═════ Material supplied ═════
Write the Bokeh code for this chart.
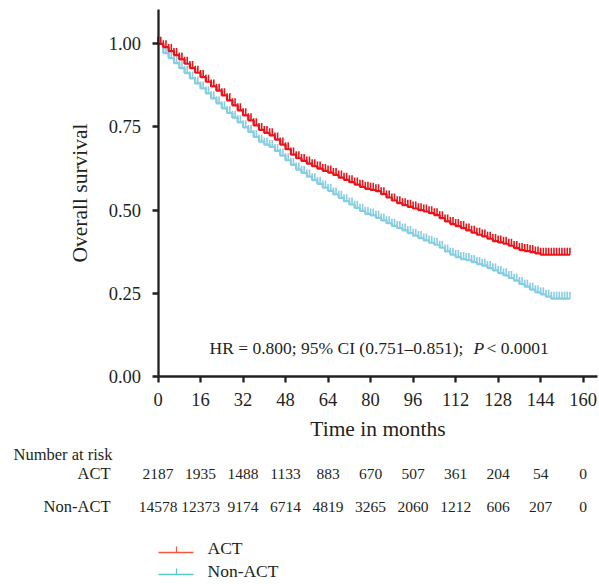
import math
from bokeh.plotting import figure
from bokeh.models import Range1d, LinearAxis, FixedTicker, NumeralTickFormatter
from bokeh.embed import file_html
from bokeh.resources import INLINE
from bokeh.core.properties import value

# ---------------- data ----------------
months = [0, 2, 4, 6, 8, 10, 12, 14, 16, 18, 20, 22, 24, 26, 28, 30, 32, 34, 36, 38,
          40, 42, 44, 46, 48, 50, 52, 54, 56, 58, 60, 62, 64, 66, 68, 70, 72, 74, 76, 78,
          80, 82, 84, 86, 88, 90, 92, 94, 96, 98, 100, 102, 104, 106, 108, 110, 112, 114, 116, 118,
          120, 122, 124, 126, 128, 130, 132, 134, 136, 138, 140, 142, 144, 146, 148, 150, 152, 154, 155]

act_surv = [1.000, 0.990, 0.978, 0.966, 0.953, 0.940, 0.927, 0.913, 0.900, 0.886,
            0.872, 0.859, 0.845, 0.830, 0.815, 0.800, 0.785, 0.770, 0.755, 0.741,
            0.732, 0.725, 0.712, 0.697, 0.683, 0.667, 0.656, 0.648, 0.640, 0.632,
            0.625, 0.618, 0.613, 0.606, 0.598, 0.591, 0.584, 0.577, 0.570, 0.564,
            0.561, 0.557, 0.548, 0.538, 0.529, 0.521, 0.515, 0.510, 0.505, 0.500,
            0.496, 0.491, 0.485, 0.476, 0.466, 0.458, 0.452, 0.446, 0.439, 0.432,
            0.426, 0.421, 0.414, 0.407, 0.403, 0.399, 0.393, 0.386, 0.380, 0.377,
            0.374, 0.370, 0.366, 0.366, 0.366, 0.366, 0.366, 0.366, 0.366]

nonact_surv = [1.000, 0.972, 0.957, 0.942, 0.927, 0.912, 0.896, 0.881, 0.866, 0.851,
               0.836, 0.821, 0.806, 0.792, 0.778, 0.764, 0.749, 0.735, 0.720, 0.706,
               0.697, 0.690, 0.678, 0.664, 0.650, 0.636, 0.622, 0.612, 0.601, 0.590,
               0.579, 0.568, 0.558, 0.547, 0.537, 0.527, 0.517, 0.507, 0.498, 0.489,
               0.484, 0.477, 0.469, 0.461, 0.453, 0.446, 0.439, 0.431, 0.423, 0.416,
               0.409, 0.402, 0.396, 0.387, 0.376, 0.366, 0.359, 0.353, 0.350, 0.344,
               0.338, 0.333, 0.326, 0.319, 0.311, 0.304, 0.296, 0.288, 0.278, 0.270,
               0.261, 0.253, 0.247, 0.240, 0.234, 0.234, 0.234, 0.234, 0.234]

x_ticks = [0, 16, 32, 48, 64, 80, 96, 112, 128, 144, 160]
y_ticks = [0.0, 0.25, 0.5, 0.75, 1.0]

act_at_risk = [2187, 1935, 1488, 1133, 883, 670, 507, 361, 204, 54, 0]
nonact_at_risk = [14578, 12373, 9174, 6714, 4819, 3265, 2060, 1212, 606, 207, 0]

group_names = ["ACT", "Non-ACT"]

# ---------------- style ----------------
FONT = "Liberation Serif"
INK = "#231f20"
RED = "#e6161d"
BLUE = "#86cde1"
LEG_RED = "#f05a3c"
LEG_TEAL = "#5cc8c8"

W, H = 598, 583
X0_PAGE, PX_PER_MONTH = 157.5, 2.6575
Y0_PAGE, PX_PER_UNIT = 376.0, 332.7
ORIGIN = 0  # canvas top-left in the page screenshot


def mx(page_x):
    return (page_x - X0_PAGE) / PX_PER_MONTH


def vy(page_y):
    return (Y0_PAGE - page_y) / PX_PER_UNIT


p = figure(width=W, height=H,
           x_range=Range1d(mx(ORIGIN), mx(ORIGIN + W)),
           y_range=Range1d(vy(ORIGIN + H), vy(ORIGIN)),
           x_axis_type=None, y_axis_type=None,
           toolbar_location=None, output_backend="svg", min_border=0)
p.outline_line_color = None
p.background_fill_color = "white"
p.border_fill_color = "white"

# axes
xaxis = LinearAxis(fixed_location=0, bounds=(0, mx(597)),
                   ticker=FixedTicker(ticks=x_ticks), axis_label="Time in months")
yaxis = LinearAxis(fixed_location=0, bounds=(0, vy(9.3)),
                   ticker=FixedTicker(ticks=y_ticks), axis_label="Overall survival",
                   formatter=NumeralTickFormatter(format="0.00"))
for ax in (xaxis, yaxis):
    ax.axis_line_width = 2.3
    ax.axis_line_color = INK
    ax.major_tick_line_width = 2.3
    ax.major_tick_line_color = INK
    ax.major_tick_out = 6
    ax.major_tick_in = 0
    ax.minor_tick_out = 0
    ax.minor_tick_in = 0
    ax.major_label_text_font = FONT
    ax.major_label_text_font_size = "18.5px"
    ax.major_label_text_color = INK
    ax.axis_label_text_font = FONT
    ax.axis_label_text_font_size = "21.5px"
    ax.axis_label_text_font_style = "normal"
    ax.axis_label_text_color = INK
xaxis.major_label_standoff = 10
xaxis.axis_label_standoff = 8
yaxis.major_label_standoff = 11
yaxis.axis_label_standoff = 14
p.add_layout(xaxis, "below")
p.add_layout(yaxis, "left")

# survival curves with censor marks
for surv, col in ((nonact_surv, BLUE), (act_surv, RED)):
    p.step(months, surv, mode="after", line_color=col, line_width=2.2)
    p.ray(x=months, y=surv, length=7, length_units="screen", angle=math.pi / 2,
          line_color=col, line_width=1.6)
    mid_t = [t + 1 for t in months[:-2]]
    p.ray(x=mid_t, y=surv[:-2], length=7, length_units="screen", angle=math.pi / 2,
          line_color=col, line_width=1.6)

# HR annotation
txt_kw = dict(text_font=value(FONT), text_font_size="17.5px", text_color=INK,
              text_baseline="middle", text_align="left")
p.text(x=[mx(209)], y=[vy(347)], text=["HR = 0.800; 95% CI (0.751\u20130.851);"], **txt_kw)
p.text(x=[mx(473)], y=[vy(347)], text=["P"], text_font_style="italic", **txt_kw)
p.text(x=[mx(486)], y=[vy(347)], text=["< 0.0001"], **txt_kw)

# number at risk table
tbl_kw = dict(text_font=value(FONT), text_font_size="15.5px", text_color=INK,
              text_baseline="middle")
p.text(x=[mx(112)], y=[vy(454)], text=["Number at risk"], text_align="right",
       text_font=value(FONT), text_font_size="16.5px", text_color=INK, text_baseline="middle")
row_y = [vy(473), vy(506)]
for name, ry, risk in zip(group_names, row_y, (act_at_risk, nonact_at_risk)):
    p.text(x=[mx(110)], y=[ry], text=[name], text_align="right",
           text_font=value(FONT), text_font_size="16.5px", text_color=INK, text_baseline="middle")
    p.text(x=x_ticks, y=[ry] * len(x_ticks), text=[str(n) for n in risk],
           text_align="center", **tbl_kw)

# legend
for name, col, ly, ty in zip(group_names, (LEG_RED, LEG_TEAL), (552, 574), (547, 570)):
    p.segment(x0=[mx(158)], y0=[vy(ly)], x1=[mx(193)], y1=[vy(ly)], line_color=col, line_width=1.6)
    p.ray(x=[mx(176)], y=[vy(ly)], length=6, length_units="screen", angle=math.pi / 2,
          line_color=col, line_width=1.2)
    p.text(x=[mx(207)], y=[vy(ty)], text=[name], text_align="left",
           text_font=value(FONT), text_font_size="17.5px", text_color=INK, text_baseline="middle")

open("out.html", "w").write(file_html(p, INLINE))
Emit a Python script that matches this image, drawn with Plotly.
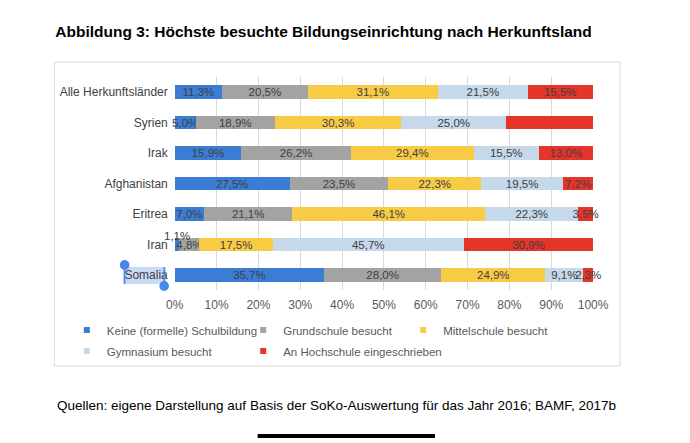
═════
- _What the exercise asks_: Reproduce every entry exactly, but omit each picture.

- _Expected answer_:
Write the Bokeh code for this chart.
import math
from bokeh.plotting import figure
from bokeh.models import Range1d, LinearAxis, FixedTicker, NumeralTickFormatter
from bokeh.embed import file_html
from bokeh.resources import INLINE
from bokeh.core.properties import value

# ---------------- data ----------------
months = [0, 2, 4, 6, 8, 10, 12, 14, 16, 18, 20, 22, 24, 26, 28, 30, 32, 34, 36, 38,
          40, 42, 44, 46, 48, 50, 52, 54, 56, 58, 60, 62, 64, 66, 68, 70, 72, 74, 76, 78,
          80, 82, 84, 86, 88, 90, 92, 94, 96, 98, 100, 102, 104, 106, 108, 110, 112, 114, 116, 118,
          120, 122, 124, 126, 128, 130, 132, 134, 136, 138, 140, 142, 144, 146, 148, 150, 152, 154, 155]

act_surv = [1.000, 0.990, 0.978, 0.966, 0.953, 0.940, 0.927, 0.913, 0.900, 0.886,
            0.872, 0.859, 0.845, 0.830, 0.815, 0.800, 0.785, 0.770, 0.755, 0.741,
            0.732, 0.725, 0.712, 0.697, 0.683, 0.667, 0.656, 0.648, 0.640, 0.632,
            0.625, 0.618, 0.613, 0.606, 0.598, 0.591, 0.584, 0.577, 0.570, 0.564,
            0.561, 0.557, 0.548, 0.538, 0.529, 0.521, 0.515, 0.510, 0.505, 0.500,
            0.496, 0.491, 0.485, 0.476, 0.466, 0.458, 0.452, 0.446, 0.439, 0.432,
            0.426, 0.421, 0.414, 0.407, 0.403, 0.399, 0.393, 0.386, 0.380, 0.377,
            0.374, 0.370, 0.366, 0.366, 0.366, 0.366, 0.366, 0.366, 0.366]

nonact_surv = [1.000, 0.972, 0.957, 0.942, 0.927, 0.912, 0.896, 0.881, 0.866, 0.851,
               0.836, 0.821, 0.806, 0.792, 0.778, 0.764, 0.749, 0.735, 0.720, 0.706,
               0.697, 0.690, 0.678, 0.664, 0.650, 0.636, 0.622, 0.612, 0.601, 0.590,
               0.579, 0.568, 0.558, 0.547, 0.537, 0.527, 0.517, 0.507, 0.498, 0.489,
               0.484, 0.477, 0.469, 0.461, 0.453, 0.446, 0.439, 0.431, 0.423, 0.416,
               0.409, 0.402, 0.396, 0.387, 0.376, 0.366, 0.359, 0.353, 0.350, 0.344,
               0.338, 0.333, 0.326, 0.319, 0.311, 0.304, 0.296, 0.288, 0.278, 0.270,
               0.261, 0.253, 0.247, 0.240, 0.234, 0.234, 0.234, 0.234, 0.234]

x_ticks = [0, 16, 32, 48, 64, 80, 96, 112, 128, 144, 160]
y_ticks = [0.0, 0.25, 0.5, 0.75, 1.0]

act_at_risk = [2187, 1935, 1488, 1133, 883, 670, 507, 361, 204, 54, 0]
nonact_at_risk = [14578, 12373, 9174, 6714, 4819, 3265, 2060, 1212, 606, 207, 0]

group_names = ["ACT", "Non-ACT"]

# ---------------- style ----------------
FONT = "Liberation Serif"
INK = "#231f20"
RED = "#e6161d"
BLUE = "#86cde1"
LEG_RED = "#f05a3c"
LEG_TEAL = "#5cc8c8"

W, H = 598, 583
X0_PAGE, PX_PER_MONTH = 157.5, 2.6575
Y0_PAGE, PX_PER_UNIT = 376.0, 332.7
ORIGIN = 0  # canvas top-left in the page screenshot


def mx(page_x):
    return (page_x - X0_PAGE) / PX_PER_MONTH


def vy(page_y):
    return (Y0_PAGE - page_y) / PX_PER_UNIT


p = figure(width=W, height=H,
           x_range=Range1d(mx(ORIGIN), mx(ORIGIN + W)),
           y_range=Range1d(vy(ORIGIN + H), vy(ORIGIN)),
           x_axis_type=None, y_axis_type=None,
           toolbar_location=None, output_backend="svg", min_border=0)
p.outline_line_color = None
p.background_fill_color = "white"
p.border_fill_color = "white"

# axes
xaxis = LinearAxis(fixed_location=0, bounds=(0, mx(597)),
                   ticker=FixedTicker(ticks=x_ticks), axis_label="Time in months")
yaxis = LinearAxis(fixed_location=0, bounds=(0, vy(9.3)),
                   ticker=FixedTicker(ticks=y_ticks), axis_label="Overall survival",
                   formatter=NumeralTickFormatter(format="0.00"))
for ax in (xaxis, yaxis):
    ax.axis_line_width = 2.3
    ax.axis_line_color = INK
    ax.major_tick_line_width = 2.3
    ax.major_tick_line_color = INK
    ax.major_tick_out = 6
    ax.major_tick_in = 0
    ax.minor_tick_out = 0
    ax.minor_tick_in = 0
    ax.major_label_text_font = FONT
    ax.major_label_text_font_size = "18.5px"
    ax.major_label_text_color = INK
    ax.axis_label_text_font = FONT
    ax.axis_label_text_font_size = "21.5px"
    ax.axis_label_text_font_style = "normal"
    ax.axis_label_text_color = INK
xaxis.major_label_standoff = 10
xaxis.axis_label_standoff = 8
yaxis.major_label_standoff = 11
yaxis.axis_label_standoff = 14
p.add_layout(xaxis, "below")
p.add_layout(yaxis, "left")

# survival curves with censor marks
for surv, col in ((nonact_surv, BLUE), (act_surv, RED)):
    p.step(months, surv, mode="after", line_color=col, line_width=2.2)
    p.ray(x=months, y=surv, length=7, length_units="screen", angle=math.pi / 2,
          line_color=col, line_width=1.6)
    mid_t = [t + 1 for t in months[:-2]]
    p.ray(x=mid_t, y=surv[:-2], length=7, length_units="screen", angle=math.pi / 2,
          line_color=col, line_width=1.6)

# HR annotation
txt_kw = dict(text_font=value(FONT), text_font_size="17.5px", text_color=INK,
              text_baseline="middle", text_align="left")
p.text(x=[mx(209)], y=[vy(347)], text=["HR = 0.800; 95% CI (0.751\u20130.851);"], **txt_kw)
p.text(x=[mx(473)], y=[vy(347)], text=["P"], text_font_style="italic", **txt_kw)
p.text(x=[mx(486)], y=[vy(347)], text=["< 0.0001"], **txt_kw)

# number at risk table
tbl_kw = dict(text_font=value(FONT), text_font_size="15.5px", text_color=INK,
              text_baseline="middle")
p.text(x=[mx(112)], y=[vy(454)], text=["Number at risk"], text_align="right",
       text_font=value(FONT), text_font_size="16.5px", text_color=INK, text_baseline="middle")
row_y = [vy(473), vy(506)]
for name, ry, risk in zip(group_names, row_y, (act_at_risk, nonact_at_risk)):
    p.text(x=[mx(110)], y=[ry], text=[name], text_align="right",
           text_font=value(FONT), text_font_size="16.5px", text_color=INK, text_baseline="middle")
    p.text(x=x_ticks, y=[ry] * len(x_ticks), text=[str(n) for n in risk],
           text_align="center", **tbl_kw)

# legend
for name, col, ly, ty in zip(group_names, (LEG_RED, LEG_TEAL), (552, 574), (547, 570)):
    p.segment(x0=[mx(158)], y0=[vy(ly)], x1=[mx(193)], y1=[vy(ly)], line_color=col, line_width=1.6)
    p.ray(x=[mx(176)], y=[vy(ly)], length=6, length_units="screen", angle=math.pi / 2,
          line_color=col, line_width=1.2)
    p.text(x=[mx(207)], y=[vy(ty)], text=[name], text_align="left",
           text_font=value(FONT), text_font_size="17.5px", text_color=INK, text_baseline="middle")

open("out.html", "w").write(file_html(p, INLINE))
Emit a Python script that matches this image, drawn with Plotly.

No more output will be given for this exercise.